LAS VEGAS -- Describing the retail community's interest in the outcome of NADA's dealership facility study as intense might not do it justice.
In a strange turn for journalists, lots of dealers and dealer advisers -- I spotted at least one building contractor and a lawyer, for instance -- showed up this morning at NADA's press conference releasing the study results. They easily surpassed the number of reporters in the room, and NADA officials had to drag in more chairs to seat the crowd.
During the past several months, I've received more e-mails and calls from dealers reacting to our stories about facility programs than probably any other subject I've covered for Automotive News. Within an hour of posting today's story describing the study results, I got even more reaction.
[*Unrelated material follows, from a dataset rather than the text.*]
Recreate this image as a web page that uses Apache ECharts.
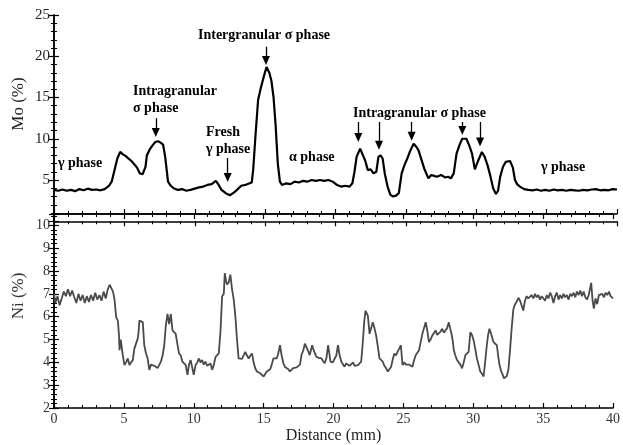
<!DOCTYPE html>
<html>
<head>
<meta charset="utf-8">
<script src="https://cdn.jsdelivr.net/npm/echarts@6/dist/echarts.min.js"></script>
<style>
html,body{margin:0;padding:0;background:#fff;}
#chart{width:623px;height:445px;}
</style>
</head>
<body>
<div id="chart"></div>
<script>
// ---------- Data ----------
const moDist = [0,0.3,0.6,0.9,1.2,1.5,1.8,2.1,2.4,2.7,3.0,3.3,3.6,3.9,4.1,4.3,4.5,4.7,4.9,5.1,5.3,5.5,5.7,5.9,6.1,6.3,6.5,6.6,6.8,7.0,7.2,7.4,7.6,7.75,7.9,8.1,8.3,8.5,8.8,9.1,9.4,9.7,10.0,10.3,10.6,10.9,11.2,11.5,11.7,11.9,12.2,12.5,12.8,13.0,13.3,13.6,13.9,14.05,14.15,14.3,14.5,14.7,14.9,15.1,15.3,15.45,15.6,15.75,15.9,16.05,16.2,16.5,16.8,17.1,17.4,17.7,18.0,18.3,18.6,18.9,19.2,19.5,19.8,20.1,20.4,20.7,21.0,21.2,21.35,21.5,21.75,21.9,22.1,22.3,22.5,22.7,22.9,23.05,23.2,23.35,23.5,23.7,23.9,24.1,24.3,24.5,24.7,24.9,25.1,25.3,25.55,25.75,25.9,26.1,26.3,26.6,26.8,27.0,27.2,27.5,27.8,28.0,28.2,28.4,28.6,28.8,29.0,29.3,29.5,29.7,29.9,30.15,30.4,30.6,30.8,31.0,31.2,31.4,31.55,31.7,31.9,32.1,32.4,32.6,32.75,32.9,33.1,33.4,33.7,34.0,34.3,34.6,34.9,35.2,35.5,35.8,36.1,36.4,36.7,37.0,37.3,37.6,37.9,38.2,38.5,38.8,39.1,39.4,39.7,40.0];
const moVals = [3.8,3.7,3.85,3.7,3.8,3.65,3.9,3.75,3.95,3.8,3.85,3.75,3.9,4.3,4.8,6.2,7.6,8.4,8.1,7.9,7.6,7.3,6.9,6.5,5.8,5.7,6.6,8.0,8.7,9.2,9.6,9.7,9.5,9.3,7.8,4.8,4.3,4.0,3.8,3.9,3.7,3.8,3.95,4.1,4.2,4.4,4.5,4.9,4.4,3.8,3.4,3.15,3.5,3.8,4.3,4.4,4.6,4.7,6.2,10.0,14.7,16.2,17.5,18.7,18.0,17.0,15.0,11.5,7.0,4.8,4.4,4.6,4.5,4.8,4.7,4.9,4.8,5.0,4.9,5.0,4.9,5.0,4.8,4.4,4.2,4.3,4.2,4.6,6.0,7.8,8.8,8.2,7.4,6.2,6.3,5.8,6.0,7.8,8.0,7.6,5.8,4.2,3.2,3.0,3.1,3.4,5.8,6.8,7.6,8.5,9.4,9.0,8.6,7.5,6.4,5.2,5.6,5.5,5.4,5.6,5.3,5.4,5.2,5.8,8.2,9.2,10.0,10.0,9.2,8.2,6.3,7.4,8.4,7.8,6.8,5.5,4.0,3.3,3.7,5.4,6.6,7.2,7.3,6.5,5.0,4.5,4.2,3.9,3.8,3.75,3.85,3.7,3.8,3.7,3.85,3.75,3.8,3.7,3.8,3.75,3.7,3.8,3.75,3.85,3.9,3.75,3.8,3.75,3.9,3.85];

const niDist = [0.0,0.1,0.25,0.4,0.55,0.7,0.85,1.0,1.15,1.3,1.45,1.6,1.75,1.9,2.05,2.2,2.35,2.5,2.65,2.8,2.95,3.1,3.25,3.4,3.55,3.7,3.85,3.98,4.1,4.22,4.33,4.45,4.57,4.65,4.69,4.78,4.92,5.04,5.16,5.28,5.4,5.52,5.64,5.75,5.87,5.99,6.05,6.11,6.23,6.35,6.46,6.58,6.7,6.82,6.94,7.06,7.18,7.29,7.41,7.53,7.65,7.77,7.89,8.0,8.12,8.24,8.36,8.48,8.6,8.71,8.83,8.95,9.07,9.19,9.31,9.43,9.55,9.66,9.78,9.9,10.0,10.13,10.25,10.37,10.48,10.6,10.72,10.84,10.96,11.08,11.2,11.32,11.44,11.56,11.68,11.79,11.91,12.03,12.15,12.22,12.3,12.38,12.5,12.62,12.74,12.86,12.98,13.1,13.21,13.33,13.45,13.57,13.69,13.81,13.93,14.05,14.17,14.28,14.4,14.52,14.64,14.76,14.88,15.0,15.12,15.23,15.35,15.47,15.58,15.7,15.82,15.94,16.05,16.17,16.29,16.41,16.53,16.65,16.77,16.88,17.0,17.12,17.24,17.36,17.48,17.6,17.71,17.84,17.95,18.07,18.18,18.3,18.47,18.6,18.78,18.95,19.14,19.26,19.37,19.5,19.61,19.7,19.78,19.95,20.08,20.2,20.32,20.44,20.56,20.68,20.79,20.91,21.03,21.15,21.27,21.4,21.5,21.63,21.75,21.87,21.98,22.1,22.2,22.29,22.38,22.46,22.58,22.7,22.81,22.93,23.05,23.17,23.29,23.4,23.52,23.64,23.76,23.88,24.0,24.12,24.23,24.35,24.47,24.58,24.7,24.82,24.94,25.06,25.18,25.3,25.42,25.53,25.65,25.77,25.89,26.0,26.12,26.24,26.36,26.48,26.6,26.71,26.83,26.95,27.07,27.19,27.31,27.42,27.54,27.66,27.78,27.9,28.02,28.13,28.25,28.34,28.42,28.52,28.61,28.72,28.84,28.96,29.08,29.2,29.32,29.44,29.55,29.67,29.79,29.91,30.03,30.14,30.26,30.38,30.5,30.62,30.74,30.85,30.97,31.06,31.16,31.3,31.45,31.57,31.69,31.78,31.88,32.0,32.11,32.2,32.28,32.4,32.52,32.64,32.75,32.87,32.96,33.04,33.14,33.23,33.35,33.47,33.58,33.7,33.82,33.94,34.05,34.17,34.3,34.42,34.54,34.66,34.78,34.9,35.02,35.14,35.26,35.38,35.5,35.62,35.74,35.86,35.98,36.1,36.22,36.34,36.46,36.58,36.7,36.82,36.94,37.06,37.18,37.3,37.42,37.54,37.66,37.78,37.9,38.02,38.14,38.26,38.38,38.44,38.54,38.63,38.75,38.87,38.99,39.11,39.23,39.35,39.47,39.59,39.71,39.83,39.95,40.0];
const niVals = [7.0,6.6,6.9,6.5,6.8,7.1,6.9,7.2,6.9,7.15,6.85,6.6,7.0,6.7,6.95,6.6,6.9,6.65,6.95,6.7,7.05,6.75,6.95,6.7,7.1,6.8,7.2,7.4,7.25,7.1,6.76,5.97,5.83,5.2,4.53,5.0,4.32,3.88,4.0,4.17,3.88,4.0,4.1,4.6,4.6,5.04,5.3,5.83,5.8,5.76,4.75,4.4,4.17,3.67,3.9,3.88,3.85,3.81,3.75,3.74,4.03,4.3,4.75,5.6,6.12,5.68,6.12,5.4,5.35,5.25,4.8,4.39,4.3,4.03,3.95,3.88,3.45,3.9,4.1,4.03,3.45,3.88,4.0,4.17,4.0,4.1,3.9,4.03,3.85,3.81,3.95,3.67,3.9,4.24,4.2,4.39,5.32,6.9,7.0,7.91,7.6,7.41,7.5,7.84,7.2,6.76,6.0,4.96,4.17,4.1,4.15,4.1,4.46,4.3,4.17,4.3,4.39,4.0,3.74,3.6,3.55,3.52,3.45,3.38,3.5,3.6,3.67,3.7,3.9,4.17,4.1,4.17,4.4,4.75,4.3,3.96,3.8,3.74,3.7,3.6,3.67,3.75,3.8,3.78,3.81,3.9,4.32,4.53,4.82,4.82,4.5,4.32,4.75,4.5,4.24,4.2,4.17,4.05,3.96,4.2,4.75,4.4,4.03,4.0,4.03,4.3,4.75,4.3,4.03,3.95,3.81,3.95,4.03,3.85,3.81,4.0,3.85,3.88,3.88,3.95,4.03,4.89,5.8,6.26,6.15,6.04,5.25,5.5,5.76,5.5,5.18,4.7,4.17,4.1,4.03,3.85,3.75,3.6,3.52,3.8,4.1,4.39,4.3,4.46,4.6,4.75,3.88,4.0,3.9,3.96,3.9,3.85,3.81,4.1,4.32,4.4,4.53,4.9,5.25,5.5,5.76,5.4,4.89,5.0,5.18,5.1,5.4,5.2,5.25,5.35,5.47,5.3,5.32,5.5,5.76,5.5,5.32,5.0,4.53,4.3,4.1,4.0,3.9,3.74,4.0,4.32,4.4,4.46,5.32,5.2,4.96,4.6,4.17,3.9,3.6,3.5,3.38,4.0,4.75,5.2,5.47,5.2,4.89,4.85,4.75,4.3,3.88,3.6,3.45,3.3,3.24,3.4,3.7,4.6,5.5,6.33,6.5,6.55,6.7,6.83,6.7,6.69,6.27,6.7,6.9,6.8,6.76,6.95,6.8,7.0,6.85,6.95,6.75,6.9,6.85,6.7,6.95,6.8,7.05,6.9,6.6,6.9,7.05,6.75,6.95,6.8,7.0,6.85,6.95,6.75,7.0,6.9,7.05,6.85,7.1,6.95,7.15,6.9,7.1,6.85,6.75,6.95,6.9,7.48,6.7,6.35,6.8,6.55,6.95,6.9,7.0,6.85,7.05,6.95,7.1,6.9,6.95,6.8];

const xTicks = {min: 0, max: 40, interval: 5};
const moTicks = {min: 0, max: 25, interval: 5};
const niTicks = {min: 2, max: 10.5, interval: 1};

// annotation arrows (x in mm, from / to in Mo %)
const arrowX    = [7.23, 12.34, 15.06, 21.62, 23.09, 25.41, 29.01, 30.27];
const arrowFrom = [12.5, 7.67, 21.16, 12.03, 12.03, 12.03, 12.03, 12.03];
const arrowTo   = [10.75, 5.3, 19.5, 10.15, 9.2, 10.3, 11.0, 9.6];

// ---------- Chart ----------
const SERIF = '"Liberation Serif","Times New Roman",serif';
const chart = echarts.init(document.getElementById('chart'), null, {renderer: 'canvas'});

const moData = moDist.map((d, i) => [d, moVals[i]]);
const niData = niDist.map((d, i) => [d, niVals[i]]);
const arrowData = arrowX.map((x, i) => [{coord: [x, arrowFrom[i]]}, {coord: [x, arrowTo[i]]}]);

function xAx(grid, pos, opts) {
  return Object.assign({
    type: 'value', gridIndex: grid, position: pos,
    min: xTicks.min, max: xTicks.max, interval: xTicks.interval,
    axisLine: {show: true, lineStyle: {color: '#000', width: 1.5}},
    axisTick: {show: true, inside: true, length: 5, lineStyle: {color: '#000', width: 1.2}},
    minorTick: {show: true, splitNumber: 5, length: 3, lineStyle: {color: '#000', width: 1}},
    axisLabel: {show: false},
    splitLine: {show: false}
  }, opts || {});
}
function yAx(grid, pos, t, split, opts) {
  return Object.assign({
    type: 'value', gridIndex: grid, position: pos,
    min: t.min, max: t.max, interval: t.interval,
    axisLine: {show: true, lineStyle: {color: '#000', width: 1.5}},
    axisTick: {show: true, inside: true, length: 5, lineStyle: {color: '#000', width: 1.2}},
    minorTick: {show: true, splitNumber: split, length: 3, lineStyle: {color: '#000', width: 1}},
    axisLabel: {show: false},
    splitLine: {show: false}
  }, opts || {});
}

function note(text, x, y) {
  return {type: 'text', x: x, y: y, style: {text: text, font: 'bold 14px ' + SERIF, fill: '#000', align: 'left', verticalAlign: 'middle'}};
}

const option = {
  animation: false,
  backgroundColor: '#fff',
  grid: [
    {left: 54, top: 15, width: 563, height: 206.25, containLabel: false},
    {left: 54, top: 214, width: 563, height: 196.7, containLabel: false}
  ],
  xAxis: [
    xAx(0, 'top'),
    xAx(0, 'bottom', {offset: -7.25}),
    xAx(1, 'top'),
    xAx(1, 'bottom', {
      axisLabel: {show: true, margin: 4, color: '#333', fontFamily: SERIF, fontSize: 14},
      name: 'Distance (mm)', nameLocation: 'middle', nameGap: 20,
      nameTextStyle: {color: '#222', fontFamily: SERIF, fontSize: 16}
    })
  ],
  yAxis: [
    yAx(0, 'left', moTicks, 5, {
      axisLabel: {show: true, margin: 4, color: '#222', fontFamily: SERIF, fontSize: 15,
        formatter: v => (v === 0 ? '' : String(v))}
    }),
    yAx(0, 'right', moTicks, 5),
    yAx(1, 'left', niTicks, 5, {
      axisLabel: {show: true, margin: 4, color: '#333', fontFamily: SERIF, fontSize: 14,
        formatter: v => (Number.isInteger(v) ? String(v) : '')}
    }),
    yAx(1, 'right', niTicks, 5)
  ],
  series: [
    {
      type: 'line', xAxisIndex: 1, yAxisIndex: 0, data: moData,
      showSymbol: false, symbol: 'none', clip: true,
      lineStyle: {color: '#000', width: 2.2},
      markLine: {
        silent: true, symbol: ['none', 'triangle'], symbolSize: [8, 9],
        lineStyle: {color: '#000', width: 1.3, type: 'solid'},
        label: {show: false},
        data: arrowData
      }
    },
    {
      type: 'line', xAxisIndex: 3, yAxisIndex: 2, data: niData,
      showSymbol: false, symbol: 'none', clip: true,
      lineStyle: {color: '#4a4a4a', width: 1.8}
    }
  ],
  graphic: [
    {type: 'text', x: 19, y: 104, rotation: Math.PI / 2, style: {text: 'Mo (%)', font: '17px ' + SERIF, fill: '#222', align: 'center', verticalAlign: 'middle'}},
    {type: 'text', x: 19, y: 296, rotation: Math.PI / 2, style: {text: 'Ni (%)', font: '17px ' + SERIF, fill: '#333', align: 'center', verticalAlign: 'middle'}},
    note('γ phase', 58, 163),
    note('Intragranular', 133, 91),
    note('σ phase', 133, 108),
    note('Fresh', 206, 132),
    note('γ phase', 206, 149),
    note('Intergranular σ phase', 198, 35),
    note('α phase', 289, 157),
    note('Intragranular σ phase', 353, 113),
    note('γ phase', 541, 167)
  ]
};
chart.setOption(option);
</script>
</body>
</html>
It's a complicated issue. But for the dealers, it boils down to one simple concern: money. If they spend potentially millions of dollars to comply with manufacturer facility specifications, will they see a payback? Some dealers who have spent the money tell me the NADA study comes too late to help them.
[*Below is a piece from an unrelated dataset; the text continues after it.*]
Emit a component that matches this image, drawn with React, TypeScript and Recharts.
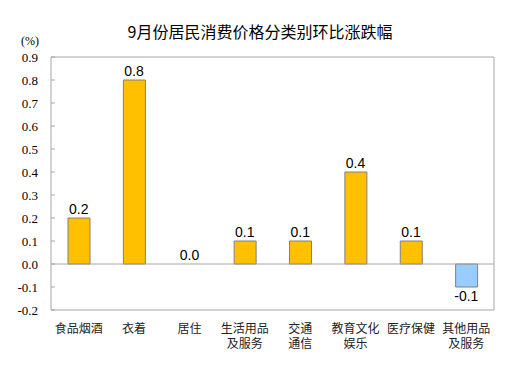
import React from 'react';
import { ComposedChart, Bar, Line, XAxis, YAxis, ReferenceLine, LabelList, Cell } from 'recharts';

const categories = ['食品烟酒', '衣着', '居住', '生活用品\n及服务', '交通\n通信', '教育文化\n娱乐', '医疗保健', '其他用品\n及服务'];
const values = [0.2, 0.8, 0.0, 0.1, 0.1, 0.4, 0.1, -0.1];
const yTicks = [-0.2, -0.1, 0, 0.1, 0.2, 0.3, 0.4, 0.5, 0.6, 0.7, 0.8, 0.9];

const data = categories.map((c, i) => ({ name: c, value: values[i] }));

const GREY = '#a6a6a6';

const YTick = (props: any) => {
  const { x, y, payload } = props;
  return (
    <g>
      <line x1={x + 6} x2={x + 10} y1={y} y2={y} stroke={GREY} />
      <text x={x - 7} y={y} dy={4.5} textAnchor="end" fontFamily="'Liberation Serif', serif" fontSize={13} fill="#000">
        {Number(payload.value).toFixed(1)}
      </text>
    </g>
  );
};

const XTick = (props: any) => {
  const { x, y, payload } = props;
  const lines = String(payload.value).split('\n');
  return (
    <g>
      {lines.map((l, i) => (
        <text key={i} x={x} y={y + 15 + i * 15} textAnchor="middle" fontFamily="'Noto Sans CJK SC', sans-serif" fontSize={12} fill="#222">
          {l}
        </text>
      ))}
    </g>
  );
};

const ValueLabel = (props: any) => {
  const { x, y, value } = props;
  const neg = value < 0;
  const ty = neg ? y + 14 : y - 4;
  return (
    <text x={x} y={ty} textAnchor="middle" fontFamily="'Liberation Sans', Arial, sans-serif" fontSize={14} fill="#000">
      {Number(value).toFixed(1)}
    </text>
  );
};

export default function App() {
  return (
    <div style={{ position: 'absolute', left: 0, top: 0, width: 529, height: 378, background: '#fff' }}>
      <div style={{ position: 'absolute', left: 0, top: 19, width: 520, textAlign: 'center', fontFamily: "'Noto Sans CJK SC', sans-serif", fontSize: 16, color: '#000' }}>
        9月份居民消费价格分类别环比涨跌幅
      </div>
      <div style={{ position: 'absolute', left: 21, top: 34, fontFamily: "'Liberation Serif', serif", fontSize: 12, color: '#000' }}>
        (%)
      </div>
      <ComposedChart width={529} height={378} data={data} margin={{ top: 0, right: 0, bottom: 0, left: 0 }} barCategoryGap="20%">
        <XAxis dataKey="name" xAxisId="b" axisLine={{ stroke: GREY }} tickLine={false} tick={<XTick />} interval={0} height={68} />
        <XAxis dataKey="name" xAxisId="t" orientation="top" axisLine={{ stroke: GREY }} tickLine={false} tick={false} height={57} />
        <YAxis yAxisId="l" domain={[-0.2, 0.9]} ticks={yTicks} axisLine={{ stroke: GREY }} tickSize={0} tickMargin={6} tick={<YTick />} width={51} interval={0} />
        <YAxis yAxisId="r" orientation="right" domain={[-0.2, 0.9]} axisLine={{ stroke: GREY }} tickLine={false} tick={false} width={35} />
        <ReferenceLine y={0} xAxisId="b" yAxisId="l" stroke={GREY} />
        <Bar dataKey="value" xAxisId="b" yAxisId="l" barSize={22} stroke="#808080" strokeWidth={1} isAnimationActive={false}>
          {data.map((d, i) => (
            <Cell key={i} fill={d.value < 0 ? '#99ccff' : '#ffc000'} />
          ))}
        </Bar>
        <Line dataKey="value" xAxisId="b" yAxisId="l" stroke="none" dot={false} activeDot={false} isAnimationActive={false}>
          <LabelList dataKey="value" content={<ValueLabel />} />
        </Line>
      </ComposedChart>
    </div>
  );
}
On the subject of money, I was struck by what study author Glenn Mercer said surprised him: the difficulty automakers had in conceptualizing the value of facility renovations. After all, they track money and results so carefully in other aspects of their business.
"I can't imagine going to the board of directors of any of these companies with a $1 billion request for new model development based on: 'Our customers want it; we think it would be great,'" Mercer said. "That was shocking."
I know a lot of dealers who are shocked by that, as well.